The whole experiment of the Eurozone has been ridiculous.  The EU began in the late 1950’s as a way to unite Europe after starting two devastating World Wars.  Unfortunately they’re discovering once again that you cannot impose one country’s cultural biases on another without some serious backlash.  My fear over the coming years is that the Eurozone continues to tear apart in a nasty fashion because politicians can never admit that they were wrong.  If you’re interested in a great book on Europe, I recommend reading Flashpoints: The Emerging Crisis in Europe, by George Friedman.  I read it earlier this summer and it offers some great context on the history of Europe and clash of its different cultures all squeezed into a very small space.

So what does this means for the markets?  To be honest, no one knows because we don’t know how everything will play out, to what extent Greece might “default,” and what kind of follow-through effects a Grexit would have on the Eurozone as a whole.  If they do default, I think it will cause far more serious ramifications than most others.  As we learned in 2008, the global financial system is highly intertwined and Europe even more so.  Europe has spent the past few years recapitalizing their banking system to get the bad assets off the books and shift them to government institutions.  At this point, most of the Greek government debt is held by the troika which are supported and funded by nations themselves (i.e. taxpayers).  To the extent that a default would cause any of these institutions to raise capital, European nations may have to issue additional debt which would lead to an increase in rates (drop in bonds).

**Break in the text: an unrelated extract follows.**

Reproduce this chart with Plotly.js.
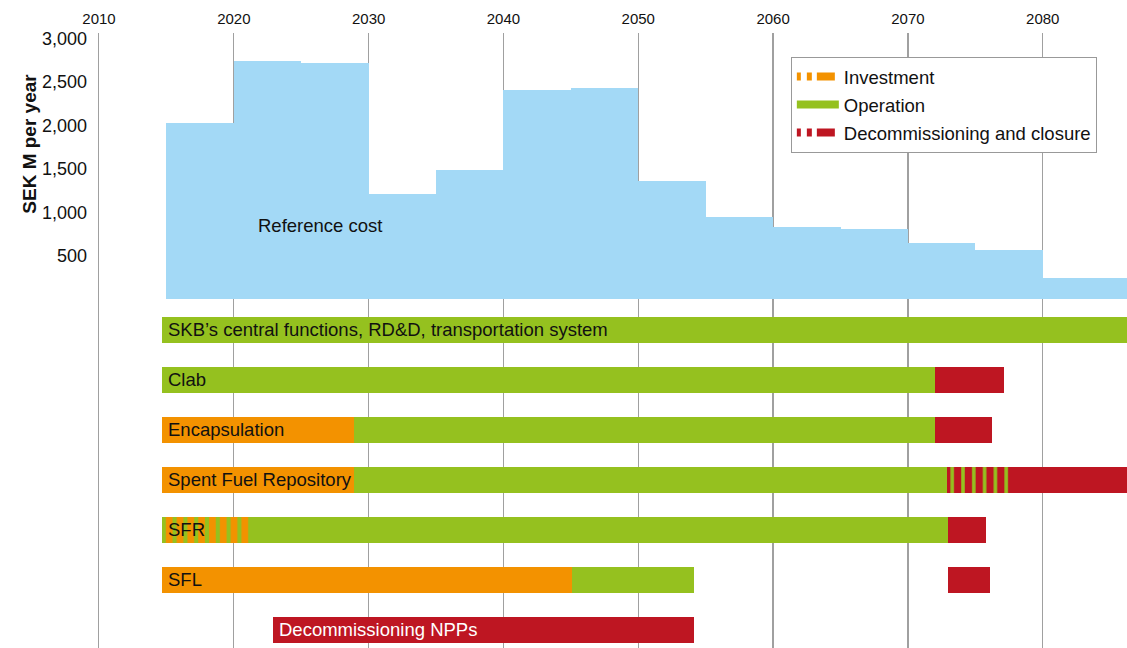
<!DOCTYPE html>
<html><head><meta charset="utf-8">
<script src="https://cdn.plot.ly/plotly-3.0.1.min.js"></script>
<style>html,body{margin:0;padding:0;background:#fff}#chart{width:1127px;height:648px}</style>
</head><body><div id="chart"></div>
<script>
// ---- Reference cost (SEK M per year), 5-year steps ----
const costStart = [2015, 2020, 2025, 2030, 2035, 2040, 2045, 2050, 2055, 2060, 2065, 2070, 2075, 2080];
const costEnd   = [2020, 2025, 2030, 2035, 2040, 2045, 2050, 2055, 2060, 2065, 2070, 2075, 2080, 2087];
const costValue = [2030, 2740, 2715, 1215, 1490, 2400, 2430, 1360, 945, 830, 805, 645, 565, 245];
const yTickValues = [500, 1000, 1500, 2000, 2500, 3000];
const xTickValues = [2010, 2020, 2030, 2040, 2050, 2060, 2070, 2080];

// ---- Facility timelines ----
const rowLabels = ["SKB\u2019s central functions, RD&D, transportation system", "Clab", "Encapsulation",
  "Spent Fuel Repository", "SFR", "SFL", "Decommissioning NPPs"];
const segRow   = [0,      1,      1,      2,      2,      2,      3,      3,      3,      3,      4,      4,      4,      5,      5,      5,      6];
const segStart = [2014.7, 2014.7, 2072.0, 2014.7, 2028.9, 2072.0, 2014.7, 2028.9, 2072.9, 2077.7, 2014.7, 2021.3, 2073.0, 2014.7, 2045.1, 2073.0, 2022.9];
const segEnd   = [2090,   2072.0, 2077.1, 2028.9, 2072.0, 2076.2, 2028.9, 2072.9, 2077.7, 2090,   2021.3, 2073.0, 2075.8, 2045.1, 2054.1, 2076.1, 2054.1];
const segPhase = ["op", "op", "dec", "inv", "op", "dec", "inv", "op", "op-dec", "dec", "inv-op", "op", "dec", "inv", "op", "dec", "dec"];
const legendNames = ["Investment", "Operation", "Decommissioning and closure"];

const C = {inv: "#f39200", op: "#95c11f", dec: "#be1622", blue: "#a3d9f6", grid: "#a0a0a0"};
const FONT = "Liberation Sans, Arial, Helvetica, sans-serif";

const traces = [];
traces.push({
  type: "bar", xaxis: "x", yaxis: "y",
  x: costStart.map((s, i) => (s + costEnd[i]) / 2),
  width: costStart.map((s, i) => costEnd[i] - s),
  y: costValue,
  marker: {color: C.blue, line: {width: 0}},
  showlegend: false, hoverinfo: "skip"
});

const phaseStyle = {
  "inv": {color: C.inv},
  "op": {color: C.op},
  "dec": {color: C.dec},
  "inv-op": {color: C.op, pattern: {shape: "|", bgcolor: C.op, fgcolor: C.inv, size: 10.8, solidity: 0.62, fillmode: "replace"}},
  "op-dec": {color: C.op, pattern: {shape: "|", bgcolor: C.op, fgcolor: C.dec, size: 10.8, solidity: 0.67, fillmode: "replace"}}
};
Object.keys(phaseStyle).forEach(ph => {
  const idx = segPhase.map((p, i) => p === ph ? i : -1).filter(i => i >= 0);
  traces.push({
    type: "bar", orientation: "h", xaxis: "x", yaxis: "y2",
    base: idx.map(i => segStart[i]),
    x: idx.map(i => segEnd[i] - segStart[i]),
    y: idx.map(i => segRow[i]),
    width: 0.535,
    marker: Object.assign({line: {width: 0}}, phaseStyle[ph]),
    showlegend: false, hoverinfo: "skip"
  });
});

// legend entries
const legendStyle = [
  {color: C.inv, dash: "4px,6px,5px,5px,18px,30px"},
  {color: C.op, dash: "solid"},
  {color: C.dec, dash: "4px,6px,5px,5px,18px,30px"}
];
legendNames.forEach((n, i) => {
  traces.push({type: "scatter", mode: "lines", x: [null], y: [null], xaxis: "x", yaxis: "y",
    name: n, legendgroup: "g" + i, line: {color: legendStyle[i].color, width: 8, dash: legendStyle[i].dash}});
});

const annotations = rowLabels.map((t, r) => {
  const starts = segStart.filter((s, i) => segRow[i] === r);
  const firstPhase = segPhase[segRow.indexOf(r)];
  return {
    text: t, x: Math.min(...starts), y: r, xref: "x", yref: "y2",
    xanchor: "left", yanchor: "middle", xshift: 4, showarrow: false,
    font: {family: FONT, size: 18.5, color: firstPhase === "dec" ? "#ffffff" : "#111111"}
  };
});
annotations.push({text: "Reference cost", x: 2026.4, y: 845, xref: "x", yref: "y",
  showarrow: false, font: {family: FONT, size: 18.5, color: "#111111"}});
annotations.push({text: "<b>SEK M per year</b>", textangle: -90, xref: "paper", yref: "paper",
  x: 0, xanchor: "center", yanchor: "middle", xshift: -69, y: 0.82, showarrow: false,
  font: {family: FONT, size: 19, color: "#111111"}});

const layout = {
  width: 1127, height: 648,
  margin: {l: 99, r: 0, t: 33, b: 0, pad: 0},
  paper_bgcolor: "#ffffff", plot_bgcolor: "#ffffff",
  font: {family: FONT, color: "#111111"},
  barmode: "overlay", bargap: 0,
  separators: ".,",
  xaxis: {
    range: [2010, 2086.25], side: "top", anchor: "y",
    tickvals: xTickValues, showgrid: true, gridcolor: C.grid, gridwidth: 1.3,
    zeroline: false, showline: false, ticks: "", ticklabelstandoff: 5,
    tickfont: {size: 15, family: FONT, color: "#111111"}
  },
  yaxis: {
    domain: [0.5667, 1], range: [0, 3060], anchor: "x",
    tickvals: yTickValues, tickformat: ",", showgrid: false, zeroline: false,
    showline: true, linecolor: C.grid, linewidth: 1.3, ticks: "", ticklabelstandoff: 7,
    tickfont: {size: 18, family: FONT, color: "#111111"}
  },
  yaxis2: {
    domain: [0, 0.5667], range: [6.36, -0.61], anchor: "x",
    showticklabels: false, showgrid: false, zeroline: false,
    showline: true, linecolor: C.grid, linewidth: 1.3, ticks: ""
  },
  legend: {
    x: 0.673, y: 0.961, xanchor: "left", yanchor: "top",
    bgcolor: "#ffffff", bordercolor: "#999999", borderwidth: 1,
    font: {family: FONT, size: 18.5, color: "#111111"},
    traceorder: "grouped", tracegroupgap: 1, itemwidth: 42
  },
  annotations: annotations
};

Plotly.newPlot("chart", traces, layout, {staticPlot: true, displayModeBar: false});
</script>
</body></html>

As for stocks, I think a fallout would cause some severe volatility in the short-term, simply because the day-to-day movements of stock markets these days are driven almost solely by over-leveraged hedge funds and computerized-algos.  There’s also the possibility that some funds were making big bets on Greece receiving additional bailouts, which doesn’t seem to be the case now.  If they go bust, it will raise the question of counterparty risk.  I’ve been very slow to step in and buy stocks so far.  I’ve added to a few but I still have the feeling that we’ll see a large flush out – that’s when I’ll do most of our buying.

I’ll leave you with a few questions to think about: What do Greece, Puerto Rico, Detroit, Illinois and many, many others have in common?  Why have interest rates gone from 18% in the early 1980’s to 0% today?  Why is every Western government on a mad hunt to collect taxes?  Why has the velocity of money collapsed over the past decade?  It’s not hard to connect the dots.